I feel like bitcoin is too small and too dependent on stocks and politics to have its own repeating pattern that cannot be changed. In fact it has been changing in all these previous "cycles" influenced by external factors.
Agree, I recently started a
whole thread about that, I would add other sources of the price movements outside of "stocks and politics" like Bitcoin exchange hacks, but the cycles for me can all be explained quite well. (I just saw you posted there, perhaps I'll answer soon.)

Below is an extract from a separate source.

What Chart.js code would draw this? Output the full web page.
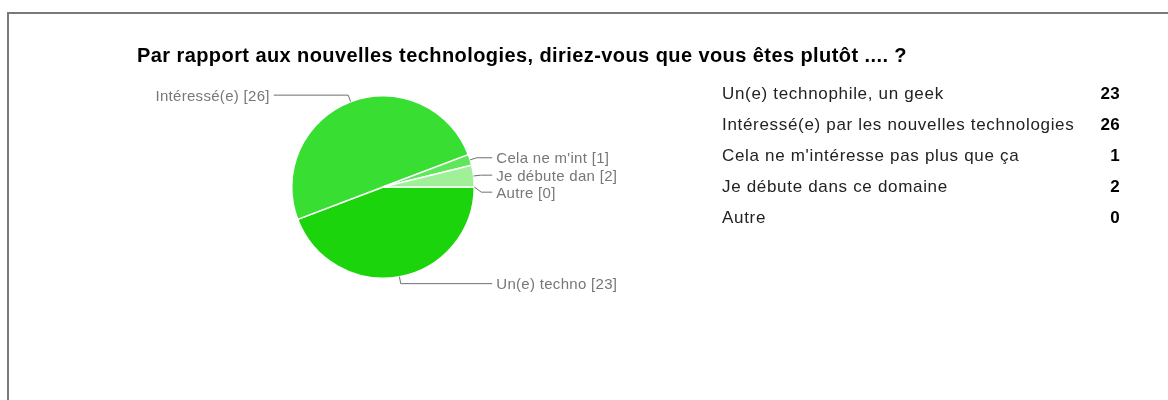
<!DOCTYPE html>
<html>
<head>
<meta charset="utf-8">
<script src="https://cdn.jsdelivr.net/npm/chart.js@4/dist/chart.umd.min.js"></script>
<style>
  html, body { margin: 0; padding: 0; background: #fff; }
  body { width: 1168px; height: 400px; position: relative; overflow: hidden; font-family: "Liberation Sans", Arial, sans-serif; }
  #frame { position: absolute; left: 7px; top: 12px; width: 1170px; height: 400px; border-left: 2px solid #7a7a7a; border-top: 2px solid #7a7a7a; box-sizing: border-box; }
  #title { position: absolute; left: 137px; top: 44px; font-size: 20px; line-height: 22px; letter-spacing: 0.42px; font-weight: bold; color: #000; white-space: nowrap; }
  #legend { position: absolute; left: 722px; top: 84px; width: 398px; font-size: 17px; letter-spacing: 0.68px; color: #222; }
  #legend .row { position: relative; height: 31px; line-height: 20px; white-space: nowrap; }
  #legend .val { position: absolute; right: 0; top: 0; font-weight: bold; color: #000; letter-spacing: 0.3px; }
  #wrap { position: absolute; left: 0; top: 0; width: 1168px; height: 400px; }
</style>
</head>
<body>
<div id="frame"></div>
<div id="wrap"><canvas id="c" width="1168" height="400"></canvas></div>
<div id="title"></div>
<div id="legend"></div>
<script>
const titleText = "Par rapport aux nouvelles technologies, diriez-vous que vous êtes plutôt .... ?";
const categories = ["Un(e) technophile, un geek", "Intéressé(e) par les nouvelles technologies", "Cela ne m'intéresse pas plus que ça", "Je débute dans ce domaine", "Autre"];
const shortLabels = ["Un(e) techno", "Intéressé(e)", "Cela ne m'int", "Je débute dan", "Autre"];
const values = [23, 26, 1, 2, 0];
const colors = ["#1cd40c", "#38de31", "#5fe65a", "#a0f09a", "#c8f7c4"];

document.getElementById('title').textContent = titleText;
const leg = document.getElementById('legend');
categories.forEach((c, i) => {
  const r = document.createElement('div');
  r.className = 'row';
  const l = document.createElement('span'); l.textContent = c;
  const v = document.createElement('span'); v.className = 'val'; v.textContent = values[i];
  r.appendChild(l); r.appendChild(v); leg.appendChild(r);
});

const leaderPlugin = {
  id: 'leaders',
  afterDatasetsDraw(chart) {
    const ctx = chart.ctx;
    const arcs = chart.getDatasetMeta(0).data;
    const items = arcs.map((a, i) => {
      const mid = (a.startAngle + a.endAngle) / 2;
      const r = a.outerRadius;
      const ax = a.x + Math.cos(mid) * r, ay = a.y + Math.sin(mid) * r;
      const ex = a.x + Math.cos(mid) * (r + 7), ey = a.y + Math.sin(mid) * (r + 7);
      const right = Math.cos(mid) >= 0;
      return { i, ax, ay, ex, ey, ly: ey, right, cx: a.x, r };
    });
    const gap = 17;
    [true, false].forEach(side => {
      const list = items.filter(t => t.right === side).sort((p, q) => p.ey - q.ey);
      for (let k = 1; k < list.length; k++) {
        if (list[k].ly < list[k - 1].ly + gap) list[k].ly = list[k - 1].ly + gap;
      }
    });
    ctx.save();
    ctx.strokeStyle = '#6f6f6f';
    ctx.lineWidth = 1;
    ctx.fillStyle = '#777';
    ctx.font = '15px "Liberation Sans", Arial, sans-serif';
    if ('letterSpacing' in ctx) ctx.letterSpacing = '0.3px';
    ctx.textBaseline = 'middle';
    items.forEach(t => {
      const tx = t.right ? t.cx + t.r + 22 : t.cx - t.r - 22;
      const lx = t.right ? tx - 4 : tx + 4;
      ctx.beginPath();
      ctx.moveTo(t.ax, t.ay);
      ctx.lineTo(t.ex, t.ly);
      ctx.lineTo(lx, t.ly);
      ctx.stroke();
      ctx.textAlign = t.right ? 'left' : 'right';
      ctx.fillText(shortLabels[t.i] + ' [' + values[t.i] + ']', tx, t.ly + 1.5);
    });
    ctx.restore();
  }
};

new Chart(document.getElementById('c'), {
  type: 'pie',
  data: {
    labels: categories,
    datasets: [{
      data: values,
      backgroundColor: colors,
      borderColor: '#ffffff',
      borderWidth: 1.5
    }]
  },
  options: {
    responsive: false,
    animation: false,
    rotation: 90,
    layout: { padding: { left: 291, right: 693, top: 95, bottom: 121 } },
    plugins: { legend: { display: false }, tooltip: { enabled: false }, title: { display: false } }
  },
  plugins: [leaderPlugin]
});
</script>
</body>
</html>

The most cyclic element I acknowledge are the sentiment changes. I think we can't deny there are phases where Bitcoin achieves a quite high attention span of the average population, and others where it doesn't. And it can also be explained quite well with mass psychology that these phases normally need some time to develop. Thus I think we will always have clear bear and bull markets of a length of at least several months each - just because in the bullish phase the general public needs time to pick up with attention, and in the bearish phase it takes a while to wane away.
But I question the striking influence of halvings on that pattern some people assume (due to the quantitatively limited relevance of miners as BTC sellers with far less than 1% of the daily supply), and thus I don't think the 4 year cycle is a "reality" (outside of coincidence and self-fullfilling prophecy).
The most bullish pattern for bitcoin is world peace, meaning the end of the conflict in Ukraine, no tariffs on China and the EU, and so on.
I think that still could be true, but in a less volatile future, Bitcoin could rival gold as a crisis hedge asset, as it "naturally" doesn't have such a strong correlation to the real economy compared to the stock market. A stock needs dividends or revenue growth to be able to increase in price, and that depends on real demand for the company's products i.e. sales. While Bitcoin also benefits from people having spare money to invest in it, the connection is much looser*, very similar to with gold. I think however this will only happen if enough potential investors convince themselves that Bitcoin can serve as a crisis hedge, and that the stock market correlation is not a law of nature (I believe it exists only because investors/traders still don't have a good independent fundamental Bitcoin price theory and thus "hang" on the stock market).
*Example: Bitcoin won't go "bankrupt" in an economic crisis. Any company can go bankrupt, which means that its stocks will then tend to 0.